Stile libero – Il senso del comico dello humorbot

La mia planetaria impasta il pane con un moto che nulla ha a che fare con il gesto che mi ha insegnato la mia nonna emiliana. Per sostituire il cammino umano e il cavallo si sono usate le ruote, non le macchine a gambe. I tentativi di imitare il volo degli uccelli furono ingegnosi, ma senza esiti. I nostri aerei sfruttano la portanza delle ali ma non le sbattono, utilizzando invece la propulsione. Insomma, le strade del naturale e dell’artificiale non sembrano tanto succedersi per imitazione, ma piuttosto divaricarsi ogni volta che si produce un grande salto innovativo. Sarà così anche per l’intelligenza artificiale?
Due cose stupiscono chi osserva i bambini mentre apprendono il linguaggio: anzitutto, la natura intrinsecamente sintattica delle loro prestazioni (se il bambino si limitasse ad imitare il linguaggio adulto direbbe “ho preso”, mentre per ipercorrettismo dice “ho prenduto”, come se l’applicare regole grammaticali generali fosse una modalità primaria e naturale del suo pensiero). L’altro aspetto è la capacità semantica di correlare i nomi alle cose (se indichi e nomini un cane, il bambino capisce che non stai nominando il muso del cane, o un’orecchia del cane o il colore del cane, ma il cane come intero, come “sostanza” avrebbe detto Aristotele e non come aggregato di sensazioni puntuali).
Nessuna delle due prestazioni sembra essere tipica dell’attuale linguaggio artificiale che è intrinsecamente imitativo e non sembra in grado di discriminare proprietà caratterizzanti da dati accessori.
A lungo la logica formale è stata vista come la sorella maggiore, rigorosa e perfetta, del linguaggio naturale, approssimato e vago. Dai tentativi leibniziani fino al Tractatus di Wittgenstein, il modello di linguaggio logico-formale è stato ricercato come una perfetta struttura combinatoria dipanata in modalità assiomatico-deduttive, capace di modellizzare il reale.

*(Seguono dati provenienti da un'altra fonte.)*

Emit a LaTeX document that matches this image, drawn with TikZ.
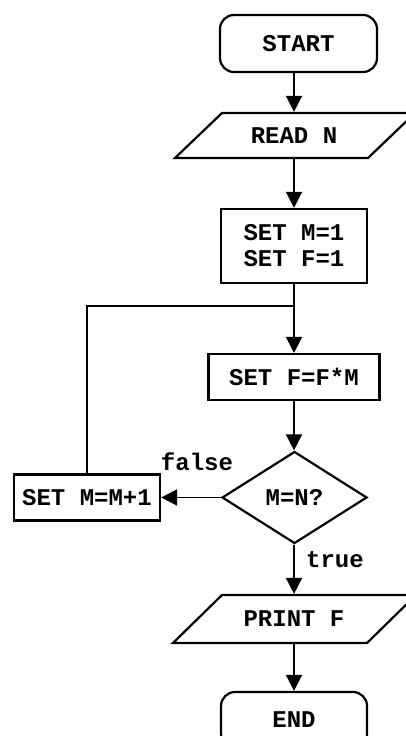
\documentclass[tikz,border=0pt]{standalone}
\usepackage{fontspec}
\setmainfont{Liberation Mono}
\usetikzlibrary{shapes.geometric,arrows.meta}
\begin{document}
\begin{tikzpicture}[x=1pt,y=-1pt,
  every node/.style={font=\fontsize{24}{26}\selectfont\bfseries, inner sep=0pt, line width=2.2pt},
  term/.style={draw, rounded corners=14pt, align=center},
  proc/.style={draw, rectangle, align=center},
  io/.style={align=center},
  cond/.style={draw, diamond, aspect=1.576},
  lbl/.style={font=\fontsize{24}{26}\selectfont\bfseries},
  arr/.style={line width=1.6pt, -{Triangle[length=16pt,width=16pt]}},
  ln/.style={line width=1.6pt}]
\useasboundingbox (0,0) rectangle (406,736);
\clip (0,0) rectangle (406,736);
\node[term, minimum width=157pt, minimum height=57pt] (start) at (298.5,43.5) {START};
\node[io, minimum width=146pt, minimum height=45pt] (read) at (294,135.5) {READ N};
\draw[line width=2.2pt] (222,113) -- (415,113) -- (368,158) -- (175,158) -- cycle;
\node[proc, minimum width=146pt, minimum height=74pt] (init) at (294,246) {SET M=1\\SET F=1};
\coordinate (j) at (294,306);
\node[proc, minimum width=171pt, minimum height=46pt] (mult) at (294,377) {SET F=F*M};
\node[cond, minimum width=145pt, minimum height=92pt] (dec) at (294.5,497.5) {M=N?};
\node[proc, minimum width=146pt, minimum height=46pt] (inc) at (87,497.5) {SET M=M+1};
\node[io, minimum width=146pt, minimum height=48pt] (print) at (294,619) {PRINT F};
\draw[line width=2.2pt] (222,595) -- (416,595) -- (367,643) -- (173,643) -- cycle;
\node[term, minimum width=146pt, minimum height=56pt] (end) at (294,720) {END};
\node[lbl] (fl) at (197,462) {false};
\node[lbl] (tl) at (335,560) {true};
\draw[arr] (start.south -| read.north) -- (read.north);
\draw[arr] (read.south) -- (init.north);
\draw[ln] (init.south) -- (j);
\draw[arr] (j) -- (mult.north);
\draw[arr] (mult.south) -- (dec.north -| mult.south);
\draw[arr] (dec.west) -- (inc.east);
\draw[ln] (inc.north) -- (inc.north |- j) -- (j);
\draw[arr] (dec.south -| print.north) -- (print.north);
\draw[arr] (print.south) -- (end.north);
\end{tikzpicture}
\end{document}
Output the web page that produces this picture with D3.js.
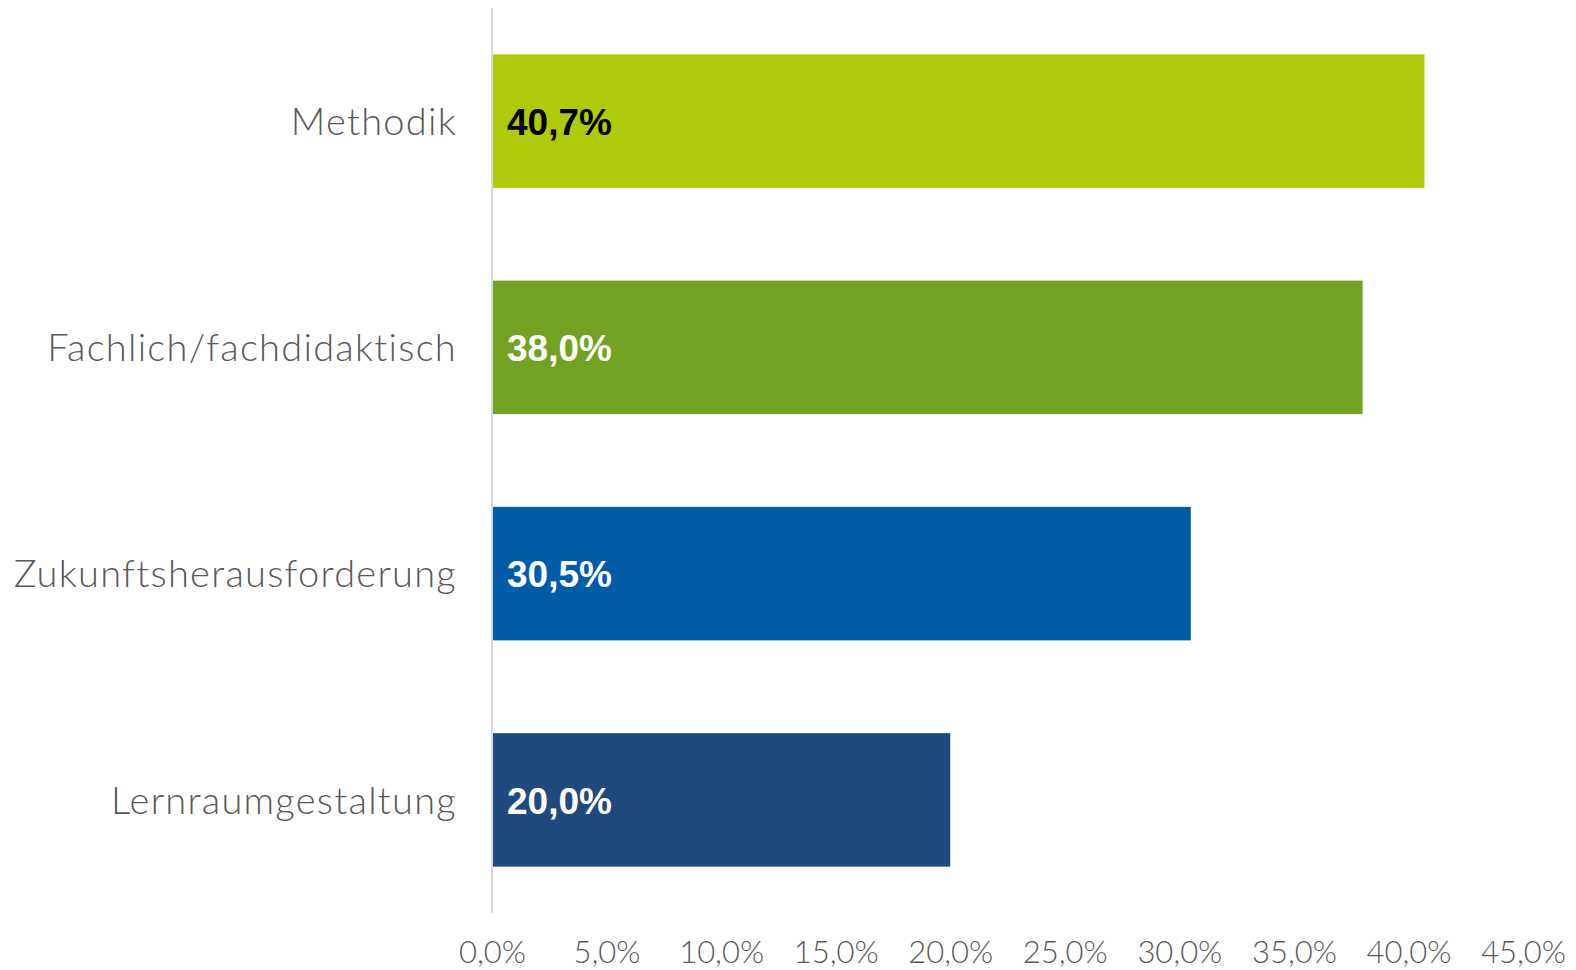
<!DOCTYPE html>
<html>
<head>
<meta charset="utf-8">
<script src="https://cdn.jsdelivr.net/npm/d3@7"></script>
<style>
  html, body { margin: 0; padding: 0; background: #fff; }
  svg { display: block; }
</style>
</head>
<body>
<svg id="chart" width="1576" height="970"></svg>
<script>
// Kategorien und Anteile (in Prozent)
const categories = ["Methodik", "Fachlich/fachdidaktisch", "Zukunftsherausforderung", "Lernraumgestaltung"];
const values = [40.7, 38.0, 30.5, 20.0];
const barColors = ["#afca0b", "#72a221", "#005ca9", "#204a7d"];
const labelColors = ["#000000", "#ffffff", "#ffffff", "#ffffff"];
const tickValues = [0, 5, 10, 15, 20, 25, 30, 35, 40, 45];

const fmt = v => v.toFixed(1).replace(".", ",") + "%";

const svg = d3.select("#chart");
const x = d3.scaleLinear().domain([0, 45]).range([492, 1523]);
const y = d3.scaleBand().domain(categories).range([8, 913]).paddingInner(0.41).paddingOuter(0.205);

const font = "Lato, 'Open Sans', sans-serif";

// Balken
svg.append("g").selectAll("rect")
  .data(categories)
  .join("rect")
  .attr("x", x(0) + 1)
  .attr("y", d => y(d))
  .attr("width", (d, i) => x(values[i]) - x(0) - 1)
  .attr("height", y.bandwidth())
  .attr("fill", (d, i) => barColors[i]);

// Senkrechte Achsenlinie
svg.append("line")
  .attr("x1", x(0)).attr("x2", x(0))
  .attr("y1", 8).attr("y2", 913)
  .attr("stroke", "#d9d9d9").attr("stroke-width", 2);

// Kategorienbeschriftung
svg.append("g").selectAll("text")
  .data(categories)
  .join("text")
  .attr("x", 457)
  .attr("y", d => y(d) + y.bandwidth() / 2)
  .attr("dy", "0.36em")
  .attr("text-anchor", "end")
  .attr("font-family", font)
  .attr("font-weight", 300)
  .attr("font-size", 38)
  .attr("letter-spacing", 1.25)
  .attr("fill", "#595959")
  .text(d => d);

// Wertebeschriftung in den Balken
svg.append("g").selectAll("text")
  .data(categories)
  .join("text")
  .attr("x", x(0) + 15)
  .attr("y", d => y(d) + y.bandwidth() / 2)
  .attr("dy", "0.37em")
  .attr("font-family", "'Liberation Sans', Arial, sans-serif")
  .attr("font-weight", "bold")
  .attr("font-size", 37)
  .attr("fill", (d, i) => labelColors[i])
  .text((d, i) => fmt(values[i]));

// x-Achse
const xAxis = d3.axisBottom(x)
  .tickValues(tickValues)
  .tickSize(0)
  .tickPadding(0)
  .tickFormat(fmt);

const gx = svg.append("g")
  .attr("transform", "translate(0,941)")
  .call(xAxis);
gx.select(".domain").remove();
gx.selectAll("text")
  .attr("dy", "0.71em")
  .attr("font-family", font)
  .attr("font-weight", 300)
  .attr("font-size", 31)
  .attr("fill", "#595959");
</script>
</body>
</html>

Mi ha molto deluso veder entrare in scena il linguaggio dei chatbot come risultato di una rastrellata di sequenze di parole, probabilisticamente associate fra loro, più simili al modo in cui si formano le chiacchiere al bar o dalla parrucchiera che al modo in cui si articola un gioco con regole sintattiche. Probabilmente la maturazione degli strumenti di elaborazione artificiale avverrà per convergenze fra processi logico-matematici e raccolte induttive di associazioni fra parole. Certamente, la quantità gioca un ruolo determinante nelle capacità artificiali di elaborare informazioni mentre a un bambino bastano pochi esempi per cogliere un concetto o risolvere un problema tramite insight.
Chissà se alcune tipiche modalità dell’intelligenza naturale saranno surrogabili: l’intuizione, l’analogia, la metafora, il paradossale. Chissà se la macchina ci batterà anche come senso del comico: magari nascerà uno humorbot in grado di produrre battute esilaranti, ma chissà se poi occorrerà un umano per ridere alle battute.